**Objective**
Return each line of the data below exactly, omitting any pictures.

**Collected data**
-------
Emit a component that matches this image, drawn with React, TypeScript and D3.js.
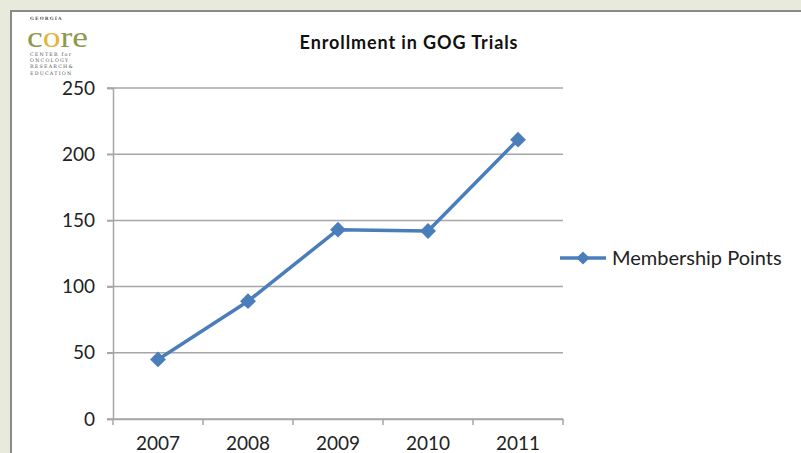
import * as d3 from "d3";
import { useEffect, useRef } from "react";

const years = ["2007", "2008", "2009", "2010", "2011"];
const membershipPoints = [45, 89, 143, 142, 211];
const yTicks = [0, 50, 100, 150, 200, 250];
const seriesName = "Membership Points";
const chartTitle = "Enrollment in GOG Trials";

export default function App() {
  const svgRef = useRef<SVGSVGElement>(null);

  useEffect(() => {
    if (!svgRef.current) return;
    const svg = d3.select(svgRef.current);
    svg.selectAll("*").remove();

    const W = 801;
    const H = 453;
    const font = "Lato, 'Open Sans', sans-serif";
    const blue = "#4a7ebb";

    // page background and chart frame
    svg.append("rect").attr("width", W).attr("height", H).attr("fill", "#e8ebdb");
    svg
      .append("rect")
      .attr("x", 11)
      .attr("y", 11)
      .attr("width", W + 20)
      .attr("height", H + 20)
      .attr("fill", "#fff")
      .attr("stroke", "#8a8a8a")
      .attr("stroke-width", 2);

    // logo
    const logo = svg.append("g").attr("font-family", "'DejaVu Serif', serif");
    logo
      .append("text")
      .attr("x", 30)
      .attr("y", 19.5)
      .attr("font-size", 4.5)
      .attr("font-weight", "bold")
      .attr("letter-spacing", 1.2)
      .attr("fill", "#555")
      .text("GEORGIA");
    const core = logo
      .append("text")
      .attr("x", 27)
      .attr("y", 47)
      .attr("font-size", 29)
      .attr("textLength", 61)
      .attr("lengthAdjust", "spacingAndGlyphs")
      .attr("font-family", "'Liberation Serif', serif")
      .attr("fill", "#8c9a4c");
    core.append("tspan").text("c");
    core.append("tspan").attr("fill", "#e2b43a").text("o");
    core.append("tspan").text("re");
    ["CENTER for", "ONCOLOGY", "RESEARCH&", "EDUCATION"].forEach((t, i) => {
      logo
        .append("text")
        .attr("x", 30)
        .attr("y", 56 + i * 6.2)
        .attr("font-size", 4.8)
        .attr("letter-spacing", 1.2)
        .attr("fill", "#555")
        .text(t);
    });

    // title
    svg
      .append("text")
      .attr("x", 409)
      .attr("y", 49)
      .attr("text-anchor", "middle")
      .attr("font-family", font)
      .attr("font-size", 18)
      .attr("font-weight", "bold")
      .attr("letter-spacing", 0.9)
      .attr("fill", "#111")
      .text(chartTitle);

    const left = 113;
    const right = 563;
    const top = 88;
    const bottom = 419;

    const x = d3.scaleBand().domain(years).range([left, right]);
    const y = d3.scaleLinear().domain([0, 250]).range([bottom, top]);

    // gridlines
    svg
      .append("g")
      .selectAll("line")
      .data(yTicks)
      .join("line")
      .attr("x1", left - 6)
      .attr("x2", right)
      .attr("y1", (d) => y(d))
      .attr("y2", (d) => y(d))
      .attr("stroke", "#a6a6a6")
      .attr("stroke-width", 1.5);

    // y axis
    const yAxis = svg
      .append("g")
      .attr("transform", `translate(${left},0)`)
      .call(d3.axisLeft(y).tickValues(yTicks).tickSize(6).tickPadding(12));
    yAxis.select(".domain").attr("stroke", "#a6a6a6").attr("stroke-width", 1.5);
    yAxis.selectAll(".tick line").attr("stroke", "#a6a6a6").attr("stroke-width", 1.5);
    yAxis
      .selectAll(".tick text")
      .attr("font-family", font)
      .attr("font-size", 19)
      .attr("fill", "#222");

    // x axis
    const xAxis = svg
      .append("g")
      .attr("transform", `translate(0,${bottom})`)
      .call(d3.axisBottom(x).tickSize(0).tickPadding(18));
    xAxis.select(".domain").attr("stroke", "#a6a6a6").attr("stroke-width", 1.5);
    xAxis
      .selectAll(".tick text")
      .attr("font-family", font)
      .attr("font-size", 19)
      .attr("fill", "#222");
    // category boundary ticks
    xAxis
      .append("g")
      .selectAll("line")
      .data(years.concat(["end"]))
      .join("line")
      .attr("x1", (_, i) => left + i * x.bandwidth())
      .attr("x2", (_, i) => left + i * x.bandwidth())
      .attr("y1", 0)
      .attr("y2", 6)
      .attr("stroke", "#a6a6a6")
      .attr("stroke-width", 1.5);

    const cx = (d: string) => (x(d) ?? 0) + x.bandwidth() / 2;

    // line
    const line = d3
      .line<number>()
      .x((_, i) => cx(years[i]))
      .y((d) => y(d));
    svg
      .append("path")
      .datum(membershipPoints)
      .attr("d", line)
      .attr("fill", "none")
      .attr("stroke", blue)
      .attr("stroke-width", 3.5)
      .attr("stroke-linejoin", "round");

    const diamond = d3.symbol().type(d3.symbolDiamond2).size(160);
    svg
      .append("g")
      .selectAll("path")
      .data(membershipPoints)
      .join("path")
      .attr("d", diamond)
      .attr("transform", (d, i) => `translate(${cx(years[i])},${y(d)})`)
      .attr("fill", blue);

    // legend
    const lg = svg.append("g").attr("transform", "translate(560,258)");
    lg.append("line")
      .attr("x1", 0)
      .attr("x2", 46)
      .attr("stroke", blue)
      .attr("stroke-width", 3.5);
    lg.append("path")
      .attr("d", d3.symbol().type(d3.symbolDiamond2).size(110)())
      .attr("transform", "translate(23,0)")
      .attr("fill", blue);
    lg.append("text")
      .attr("x", 52)
      .attr("y", 7)
      .attr("font-family", font)
      .attr("font-size", 20)
      .attr("fill", "#222")
      .text(seriesName);
  }, []);

  return (
    <svg
      ref={svgRef}
      width={801}
      height={453}
      style={{ position: "absolute", left: 0, top: 0, display: "block" }}
    />
  );
}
-------
**Written answer**
Emit a component that matches this image, drawn with React, TypeScript and D3.js.
import * as d3 from "d3";
import { useEffect, useRef } from "react";

const years = ["2007", "2008", "2009", "2010", "2011"];
const membershipPoints = [45, 89, 143, 142, 211];
const yTicks = [0, 50, 100, 150, 200, 250];
const seriesName = "Membership Points";
const chartTitle = "Enrollment in GOG Trials";

export default function App() {
  const svgRef = useRef<SVGSVGElement>(null);

  useEffect(() => {
    if (!svgRef.current) return;
    const svg = d3.select(svgRef.current);
    svg.selectAll("*").remove();

    const W = 801;
    const H = 453;
    const font = "Lato, 'Open Sans', sans-serif";
    const blue = "#4a7ebb";

    // page background and chart frame
    svg.append("rect").attr("width", W).attr("height", H).attr("fill", "#e8ebdb");
    svg
      .append("rect")
      .attr("x", 11)
      .attr("y", 11)
      .attr("width", W + 20)
      .attr("height", H + 20)
      .attr("fill", "#fff")
      .attr("stroke", "#8a8a8a")
      .attr("stroke-width", 2);

    // logo
    const logo = svg.append("g").attr("font-family", "'DejaVu Serif', serif");
    logo
      .append("text")
      .attr("x", 30)
      .attr("y", 19.5)
      .attr("font-size", 4.5)
      .attr("font-weight", "bold")
      .attr("letter-spacing", 1.2)
      .attr("fill", "#555")
      .text("GEORGIA");
    const core = logo
      .append("text")
      .attr("x", 27)
      .attr("y", 47)
      .attr("font-size", 29)
      .attr("textLength", 61)
      .attr("lengthAdjust", "spacingAndGlyphs")
      .attr("font-family", "'Liberation Serif', serif")
      .attr("fill", "#8c9a4c");
    core.append("tspan").text("c");
    core.append("tspan").attr("fill", "#e2b43a").text("o");
    core.append("tspan").text("re");
    ["CENTER for", "ONCOLOGY", "RESEARCH&", "EDUCATION"].forEach((t, i) => {
      logo
        .append("text")
        .attr("x", 30)
        .attr("y", 56 + i * 6.2)
        .attr("font-size", 4.8)
        .attr("letter-spacing", 1.2)
        .attr("fill", "#555")
        .text(t);
    });

    // title
    svg
      .append("text")
      .attr("x", 409)
      .attr("y", 49)
      .attr("text-anchor", "middle")
      .attr("font-family", font)
      .attr("font-size", 18)
      .attr("font-weight", "bold")
      .attr("letter-spacing", 0.9)
      .attr("fill", "#111")
      .text(chartTitle);

    const left = 113;
    const right = 563;
    const top = 88;
    const bottom = 419;

    const x = d3.scaleBand().domain(years).range([left, right]);
    const y = d3.scaleLinear().domain([0, 250]).range([bottom, top]);

    // gridlines
    svg
      .append("g")
      .selectAll("line")
      .data(yTicks)
      .join("line")
      .attr("x1", left - 6)
      .attr("x2", right)
      .attr("y1", (d) => y(d))
      .attr("y2", (d) => y(d))
      .attr("stroke", "#a6a6a6")
      .attr("stroke-width", 1.5);

    // y axis
    const yAxis = svg
      .append("g")
      .attr("transform", `translate(${left},0)`)
      .call(d3.axisLeft(y).tickValues(yTicks).tickSize(6).tickPadding(12));
    yAxis.select(".domain").attr("stroke", "#a6a6a6").attr("stroke-width", 1.5);
    yAxis.selectAll(".tick line").attr("stroke", "#a6a6a6").attr("stroke-width", 1.5);
    yAxis
      .selectAll(".tick text")
      .attr("font-family", font)
      .attr("font-size", 19)
      .attr("fill", "#222");

    // x axis
    const xAxis = svg
      .append("g")
      .attr("transform", `translate(0,${bottom})`)
      .call(d3.axisBottom(x).tickSize(0).tickPadding(18));
    xAxis.select(".domain").attr("stroke", "#a6a6a6").attr("stroke-width", 1.5);
    xAxis
      .selectAll(".tick text")
      .attr("font-family", font)
      .attr("font-size", 19)
      .attr("fill", "#222");
    // category boundary ticks
    xAxis
      .append("g")
      .selectAll("line")
      .data(years.concat(["end"]))
      .join("line")
      .attr("x1", (_, i) => left + i * x.bandwidth())
      .attr("x2", (_, i) => left + i * x.bandwidth())
      .attr("y1", 0)
      .attr("y2", 6)
      .attr("stroke", "#a6a6a6")
      .attr("stroke-width", 1.5);

    const cx = (d: string) => (x(d) ?? 0) + x.bandwidth() / 2;

    // line
    const line = d3
      .line<number>()
      .x((_, i) => cx(years[i]))
      .y((d) => y(d));
    svg
      .append("path")
      .datum(membershipPoints)
      .attr("d", line)
      .attr("fill", "none")
      .attr("stroke", blue)
      .attr("stroke-width", 3.5)
      .attr("stroke-linejoin", "round");

    const diamond = d3.symbol().type(d3.symbolDiamond2).size(160);
    svg
      .append("g")
      .selectAll("path")
      .data(membershipPoints)
      .join("path")
      .attr("d", diamond)
      .attr("transform", (d, i) => `translate(${cx(years[i])},${y(d)})`)
      .attr("fill", blue);

    // legend
    const lg = svg.append("g").attr("transform", "translate(560,258)");
    lg.append("line")
      .attr("x1", 0)
      .attr("x2", 46)
      .attr("stroke", blue)
      .attr("stroke-width", 3.5);
    lg.append("path")
      .attr("d", d3.symbol().type(d3.symbolDiamond2).size(110)())
      .attr("transform", "translate(23,0)")
      .attr("fill", blue);
    lg.append("text")
      .attr("x", 52)
      .attr("y", 7)
      .attr("font-family", font)
      .attr("font-size", 20)
      .attr("fill", "#222")
      .text(seriesName);
  }, []);

  return (
    <svg
      ref={svgRef}
      width={801}
      height={453}
      style={{ position: "absolute", left: 0, top: 0, display: "block" }}
    />
  );
}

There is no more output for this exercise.